* _TASK DIRECTIONS_
Take the lines from the top down to and including the one with "0.84, 0.26, 0.50];" and repeat them exactly. Omit images.

* _RECORDED INFORMATION_
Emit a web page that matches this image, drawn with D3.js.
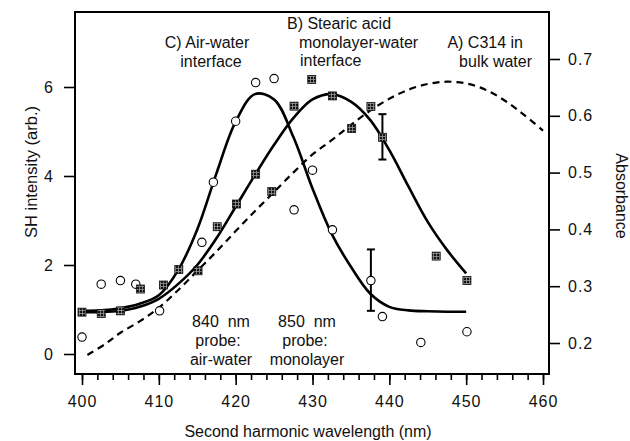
<!DOCTYPE html>
<html>
<head>
<meta charset="utf-8">
<script src="https://cdn.jsdelivr.net/npm/d3@7"></script>
<style>
  body { margin: 0; background: #fff; }
  svg text { font-family: "Liberation Sans", Arial, sans-serif; fill: #111; }
</style>
</head>
<body>
<script>
"use strict";

// open circles: air-water interface (840 nm probe)
const circleNm = [400.0, 402.5, 405.0, 407.0, 410.1, 415.6, 417.1, 420.0, 422.6, 425.0, 427.6, 430.0, 432.6, 437.6, 439.1, 444.1, 450.1];
const circleSH = [0.38, 1.57, 1.65, 1.57, 0.97, 2.51, 3.86, 5.23, 6.10, 6.19, 3.24, 4.13, 2.79, 1.65, 0.84, 0.26, 0.50];

// hatched squares: stearic acid monolayer-water interface (850 nm probe)
const squareNm = [400.0, 402.5, 405.0, 407.6, 410.6, 412.6, 415.1, 417.6, 420.1, 422.6, 424.7, 427.6, 429.9, 432.6, 435.1, 437.6, 439.1, 446.1, 450.1];
const squareSH = [0.94, 0.91, 0.97, 1.46, 1.55, 1.90, 1.87, 2.86, 3.37, 4.04, 3.65, 5.57, 6.17, 5.80, 5.07, 5.56, 4.87, 2.20, 1.65];

// error bars [nm, low, high]
const circleErr = [437.6, 0.97, 2.35];
const squareErr = [439.1, 4.37, 5.39];

// fitted curves
const fitNm = [400, 402.5, 405, 407.5, 410, 412.5, 415, 417.5, 420, 422.5, 425, 427.5, 430, 432.5, 435, 437.5, 440, 442.5, 445, 447.5, 450];
const airFit = [0.97, 0.98, 1.03, 1.13, 1.32, 1.88, 2.80, 4.06, 5.22, 5.84, 5.72, 4.88, 3.72, 2.70, 1.96, 1.36, 1.06, 0.98, 0.96, 0.95, 0.95];
const monoFit = [0.94, 0.94, 0.97, 1.06, 1.24, 1.57, 2.00, 2.60, 3.31, 4.02, 4.70, 5.30, 5.72, 5.84, 5.67, 5.26, 4.58, 3.76, 2.97, 2.34, 1.81];

// C314 absorbance in bulk water (right axis)
const absNm = [400.7, 403, 405, 407.5, 410, 412.5, 415, 417.5, 420, 422.5, 425, 427.5, 430, 432.5, 435, 437.5, 440, 442.5, 445, 447.5, 450, 452.5, 455, 457.5, 460];
const absVal = [0.179, 0.198, 0.218, 0.238, 0.262, 0.293, 0.327, 0.361, 0.397, 0.432, 0.466, 0.500, 0.532, 0.557, 0.584, 0.609, 0.630, 0.646, 0.656, 0.660, 0.657, 0.646, 0.627, 0.602, 0.574];

const xTicks = [400, 410, 420, 430, 440, 450, 460];
const leftTicks = [0, 2, 4, 6];
const rightTicks = [0.2, 0.3, 0.4, 0.5, 0.6, 0.7];

const measurements = { width: 630, height: 441, left: 75, right: 549, top: 12, bottom: 374 };

const svg = d3.select("body").append("svg")
    .attr("width", measurements.width)
    .attr("height", measurements.height);

const x = d3.scaleLinear().domain([400, 460]).range([82, 543]);
const ySH = d3.scaleLinear().domain([0, 6]).range([354, 87]);
const yAbs = d3.scaleLinear().domain([0.2, 0.7]).range([343, 59]);

// hatch pattern for the square markers
const pat = svg.append("defs").append("pattern")
    .attr("id", "hatch")
    .attr("patternUnits", "userSpaceOnUse")
    .attr("width", 3).attr("height", 3);
pat.append("rect").attr("width", 3).attr("height", 3).attr("fill", "#111");
pat.append("path").attr("d", "M1.5,0V3M0,1.5H3").attr("stroke", "#999").attr("stroke-width", 0.8);

// frame
svg.append("rect")
    .attr("x", measurements.left).attr("y", measurements.top)
    .attr("width", measurements.right - measurements.left)
    .attr("height", measurements.bottom - measurements.top)
    .attr("fill", "none").attr("stroke", "#000").attr("stroke-width", 2);

// axes
const xMinor = svg.append("g")
    .attr("transform", `translate(0,${measurements.bottom})`)
    .call(d3.axisBottom(x).tickValues(d3.range(400, 461, 2)).tickSize(6).tickFormat(""));
const xAxis = svg.append("g")
    .attr("transform", `translate(0,${measurements.bottom})`)
    .call(d3.axisBottom(x).tickValues(xTicks).tickSize(11).tickPadding(11).tickFormat(d3.format("d")));
const yLeft = svg.append("g")
    .attr("transform", `translate(${measurements.left},0)`)
    .call(d3.axisLeft(ySH).tickValues(leftTicks).tickSize(11).tickPadding(10).tickFormat(d3.format("d")));
const yRight = svg.append("g")
    .attr("transform", `translate(${measurements.right},0)`)
    .call(d3.axisRight(yAbs).tickValues(rightTicks).tickSize(11).tickPadding(8).tickFormat(d3.format(".1f")));

[xMinor, xAxis, yLeft, yRight].forEach(g => {
    g.select(".domain").remove();
    g.selectAll("line").attr("stroke", "#000").attr("stroke-width", 1.6);
    g.selectAll("text").attr("font-size", 16).attr("letter-spacing", "1px")
        .attr("font-family", "Liberation Sans, Arial, sans-serif").attr("fill", "#111");
});

// axis titles
svg.append("text")
    .attr("x", 308).attr("y", 437)
    .attr("text-anchor", "middle").attr("font-size", 16)
    .text("Second harmonic wavelength (nm)");
svg.append("text")
    .attr("transform", "translate(37,172) rotate(-90)")
    .attr("text-anchor", "middle").attr("font-size", 16.5)
    .text("SH intensity (arb.)");
svg.append("text")
    .attr("transform", "translate(616,196) rotate(90)")
    .attr("text-anchor", "middle").attr("font-size", 16)
    .text("Absorbance");

// curves
const lineSH = (ys) => d3.line()
    .x((d, i) => x(fitNm[i]))
    .y((d) => ySH(d))
    .curve(d3.curveCatmullRom.alpha(0.5))(ys);

svg.append("path").attr("d", lineSH(airFit))
    .attr("fill", "none").attr("stroke", "#000").attr("stroke-width", 2.6);
svg.append("path").attr("d", lineSH(monoFit))
    .attr("fill", "none").attr("stroke", "#000").attr("stroke-width", 2.6);

const absLine = d3.line()
    .x((d, i) => x(absNm[i]))
    .y((d) => yAbs(d))
    .curve(d3.curveCatmullRom.alpha(0.5));
svg.append("path").attr("d", absLine(absVal))
    .attr("fill", "none").attr("stroke", "#000").attr("stroke-width", 2.2)
    .attr("stroke-dasharray", "7,5");

// error bars
[circleErr, squareErr].forEach(e => {
    const g = svg.append("g").attr("stroke", "#000").attr("stroke-width", 2);
    g.append("line").attr("x1", x(e[0])).attr("x2", x(e[0])).attr("y1", ySH(e[1])).attr("y2", ySH(e[2]));
    g.append("line").attr("x1", x(e[0]) - 4).attr("x2", x(e[0]) + 4).attr("y1", ySH(e[1])).attr("y2", ySH(e[1]));
    g.append("line").attr("x1", x(e[0]) - 4).attr("x2", x(e[0]) + 4).attr("y1", ySH(e[2])).attr("y2", ySH(e[2]));
});

// markers
svg.selectAll(".circ")
    .data(circleNm)
    .enter()
    .append("circle")
    .attr("cx", (d) => x(d))
    .attr("cy", (d, i) => ySH(circleSH[i]))
    .attr("r", 4.2)
    .attr("fill", "#fff").attr("stroke", "#000").attr("stroke-width", 1.1);

svg.selectAll(".sq")
    .data(squareNm)
    .enter()
    .append("rect")
    .attr("x", (d) => x(d) - 4)
    .attr("y", (d, i) => ySH(squareSH[i]) - 4)
    .attr("width", 8).attr("height", 8)
    .attr("fill", "url(#hatch)").attr("stroke", "#111").attr("stroke-width", 0.8);

// annotations
const notes = [
    { t: "C) Air-water", x: 207, y: 48, a: "middle" },
    { t: "interface", x: 211, y: 67, a: "middle" },
    { t: "B) Stearic acid", x: 287, y: 29, a: "start" },
    { t: "monolayer-water", x: 299, y: 48, a: "start" },
    { t: "interface", x: 300, y: 66, a: "start" },
    { t: "A) C314 in", x: 523, y: 48, a: "end" },
    { t: "bulk water", x: 532, y: 67, a: "end" },
    { t: "840  nm", x: 221, y: 327, a: "middle" },
    { t: "probe:", x: 218, y: 346, a: "middle" },
    { t: "air-water", x: 221, y: 365, a: "middle" },
    { t: "850  nm", x: 307, y: 327, a: "middle" },
    { t: "probe:", x: 305, y: 346, a: "middle" },
    { t: "monolayer", x: 307, y: 365, a: "middle" }
];
svg.selectAll(".note")
    .data(notes)
    .enter()
    .append("text")
    .attr("x", (d) => d.x).attr("y", (d) => d.y)
    .attr("text-anchor", (d) => d.a)
    .attr("font-size", 16)
    .style("white-space", "pre")
    .text((d) => d.t);
</script>
</body>
</html>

* _RESULT OF THE TASK_
Emit a web page that matches this image, drawn with D3.js.
<!DOCTYPE html>
<html>
<head>
<meta charset="utf-8">
<script src="https://cdn.jsdelivr.net/npm/d3@7"></script>
<style>
  body { margin: 0; background: #fff; }
  svg text { font-family: "Liberation Sans", Arial, sans-serif; fill: #111; }
</style>
</head>
<body>
<script>
"use strict";

// open circles: air-water interface (840 nm probe)
const circleNm = [400.0, 402.5, 405.0, 407.0, 410.1, 415.6, 417.1, 420.0, 422.6, 425.0, 427.6, 430.0, 432.6, 437.6, 439.1, 444.1, 450.1];
const circleSH = [0.38, 1.57, 1.65, 1.57, 0.97, 2.51, 3.86, 5.23, 6.10, 6.19, 3.24, 4.13, 2.79, 1.65, 0.84, 0.26, 0.50];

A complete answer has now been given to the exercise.